Alas, poor TV21 - I knew it well!  However, its memory lives on, and I'm glad to be able to share these fantastic pages with you here.  Hope you enjoyed 'em - and look out for more soon.


9 comments:

PhilSee said...

Very impressive. You asked a couple of posts back if there was a preference between Noble and Turner - too close to call - can I like both? Their styles have a lot in common, or maybe it was 'the style of the times', but the sheen and solidity in the depiction of all things mechanical is to my eye a trait at which they both excel. Thanks for posting.

Kid said...

No bother at all, Phil. Glad to see that you're so discerning when it comes to appreciating good art. I think I lean just slightly towards Noble, incidentally.

Comicsfan said...

Out of curiosity, did TV 21 come out monthly? If so, 61 additional issues before the merge seems like a pretty healthy amount to me--those last legs still had plenty of kick in them. :)

Kid said...

Weekly, CF, as was the custom with most British comics for kids back then. (I thought the 'Every Wednesday' on the cover might've been a clue.) So it only had just over a year to go. No doubt its lower circulation figures towards the end of its life would be regarded as a huge success nowadays, which just goes to show how things have changed.

Anonymous said...

Oh, yes, you are right. Mike Noble's seemingly effortless art flows from one panel to the next. This is not series of static panels. You do not even need to read the words (To be honest I did not read the text, I just absorbed the artwork).

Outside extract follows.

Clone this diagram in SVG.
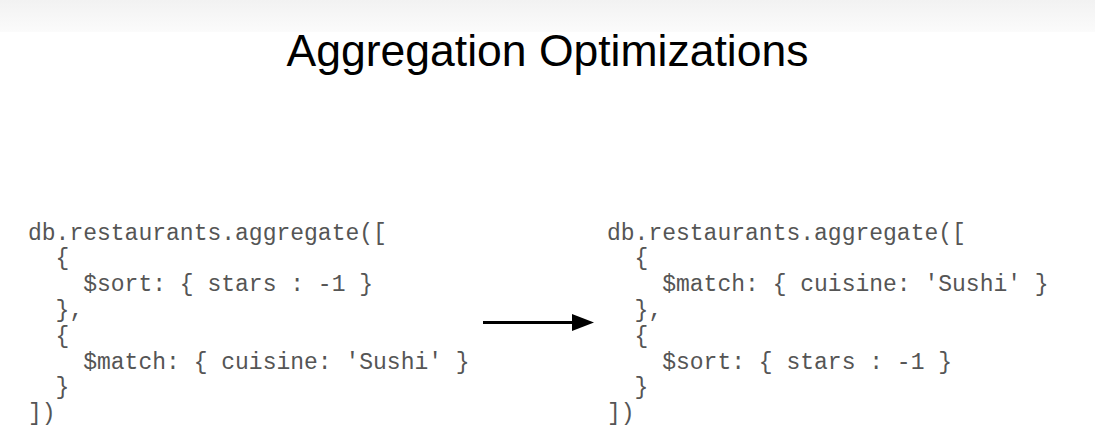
<svg xmlns="http://www.w3.org/2000/svg" width="1095" height="437" viewBox="0 0 1095 437">
  <defs>
    <linearGradient id="band" x1="0" y1="0" x2="0" y2="1">
      <stop offset="0" stop-color="#f2f2f2"/>
      <stop offset="1" stop-color="#fbfbfb"/>
    </linearGradient>
    <marker id="arrowhead" viewBox="0 0 22 17" refX="0" refY="8.5" markerWidth="22" markerHeight="17" markerUnits="userSpaceOnUse" orient="auto">
      <path d="M0,0 L22,8.5 L0,17 Z" fill="#000"/>
    </marker>
  </defs>
  <style>
    .title { font-family: "Liberation Sans", Arial, sans-serif; font-size: 44.5px; fill: #000; }
    .code { font-family: "Liberation Mono", "Courier New", monospace; font-size: 23px; fill: #555; white-space: pre; }
    .conn { stroke: #000; stroke-width: 3; fill: none; }
  </style>
  <rect x="0" y="0" width="1095" height="437" fill="#fff"/>
  <rect x="0" y="0" width="1095" height="32" fill="url(#band)"/>

  <g id="title">
    <text class="title" x="547.5" y="66" text-anchor="middle">Aggregation Optimizations</text>
  </g>

  <g id="before-code">
    <text class="code" x="28" y="239.5" xml:space="preserve">db.restaurants.aggregate([</text>
    <text class="code" x="28" y="265.3" xml:space="preserve">  {</text>
    <text class="code" x="28" y="291.1" xml:space="preserve">    $sort: { stars : -1 }</text>
    <text class="code" x="28" y="316.9" xml:space="preserve">  },</text>
    <text class="code" x="28" y="342.7" xml:space="preserve">  {</text>
    <text class="code" x="28" y="368.5" xml:space="preserve">    $match: { cuisine: 'Sushi' }</text>
    <text class="code" x="28" y="394.3" xml:space="preserve">  }</text>
    <text class="code" x="28" y="420.1" xml:space="preserve">])</text>
  </g>

  <g id="after-code">
    <text class="code" x="607" y="239.5" xml:space="preserve">db.restaurants.aggregate([</text>
    <text class="code" x="607" y="265.3" xml:space="preserve">  {</text>
    <text class="code" x="607" y="291.1" xml:space="preserve">    $match: { cuisine: 'Sushi' }</text>
    <text class="code" x="607" y="316.9" xml:space="preserve">  },</text>
    <text class="code" x="607" y="342.7" xml:space="preserve">  {</text>
    <text class="code" x="607" y="368.5" xml:space="preserve">    $sort: { stars : -1 }</text>
    <text class="code" x="607" y="394.3" xml:space="preserve">  }</text>
    <text class="code" x="607" y="420.1" xml:space="preserve">])</text>
  </g>

  <g id="connectors">
    <line class="conn" x1="483" y1="322.5" x2="572" y2="322.5" marker-end="url(#arrowhead)"/>
  </g>
</svg>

Strangely, the story seemed familiar to me, especially the one-eyed alien. Maybe I had seen these pages online before, or there is a possibility that I actually had the comic as a kid.

But, I would have viewed things differently back then. For me as a kid to consider this as good art, Spock and Kirk would have needed to look exactly as they did on television, that would be the most important criteria to me, no matter how well drawn everything else was. If someone drew Mickey Mouse, it had to look exactly like Mickey Mouse. So, at the time I could not fully appreciate artists such as Noble or Bellamy.

Kid said...

I think the alien is a sort of cross between the Mekon and an Astran (the jelly bean-type creatures in a 1965 TV21 XL5 adventure), which may be why they seem familiar to you.

Lee Sullivan said...

Hello guys; thought I'd add my two pennith - just got back from Andercon convention where I was proud (and bewildered) to sit next to Mike, selling prints of a joint artwork we cooked up (at Mike's behest) of Zero X. I loved this story so much at the time of its publication and still do - the art is magnificent. I recently rediscovered the stash of TV21s I have left and of all of them, the issue with Kirk, Spock and their Phaser rifles was the one I chose to get him to sign. As far as Kirk's blue hair issue - I think it may be instructive to think back. This is 1970. There were NO colour images generally available of Star Trek back then. It was shown in black and white on BBC1 and the first colour images of Trek as far as I can recall were the Sugar Puffs badges, which I can't imagine Mike chomping his way through endless boxes of the crap - unsaleable otherwise - serial to obtain. The earlier Noble Treks were based on very few photos and Spock's eyebrows were arched to begin with! Something else I noticed: Palnak - the blue one-eyed meanie here - is an anagram of Kaplan - the no-eyed jellybean from the earlier Fireball XL5 strips :)

Lee Sullivan said...

This is just a personal view, obviously, but Turner - though gifted and capable of terrific graphic designs (and Daleks) is not on Noble's level. Turner's figures are child proportioned, baby-faced and his machinery made of soft butter. He's a great comics artist, but in terms of storytelling, technical construction, figure-work, clothing, finish, Noble wiped the floor with just about everyone. Still does :)

Kid said...

I'd have to agree with you about Mike Noble. His action storytelling even exceeded Ron Embleton's, I'd venture. If you look out some of the Noble Fireball XL5 posts on this blog, you'll see that he's thought of very highly indeed - by myself and others. Thanks for commenting, Lee - feel free anytime. Incidentally, I've added your site to my blog list so that people can drop in and admire your art.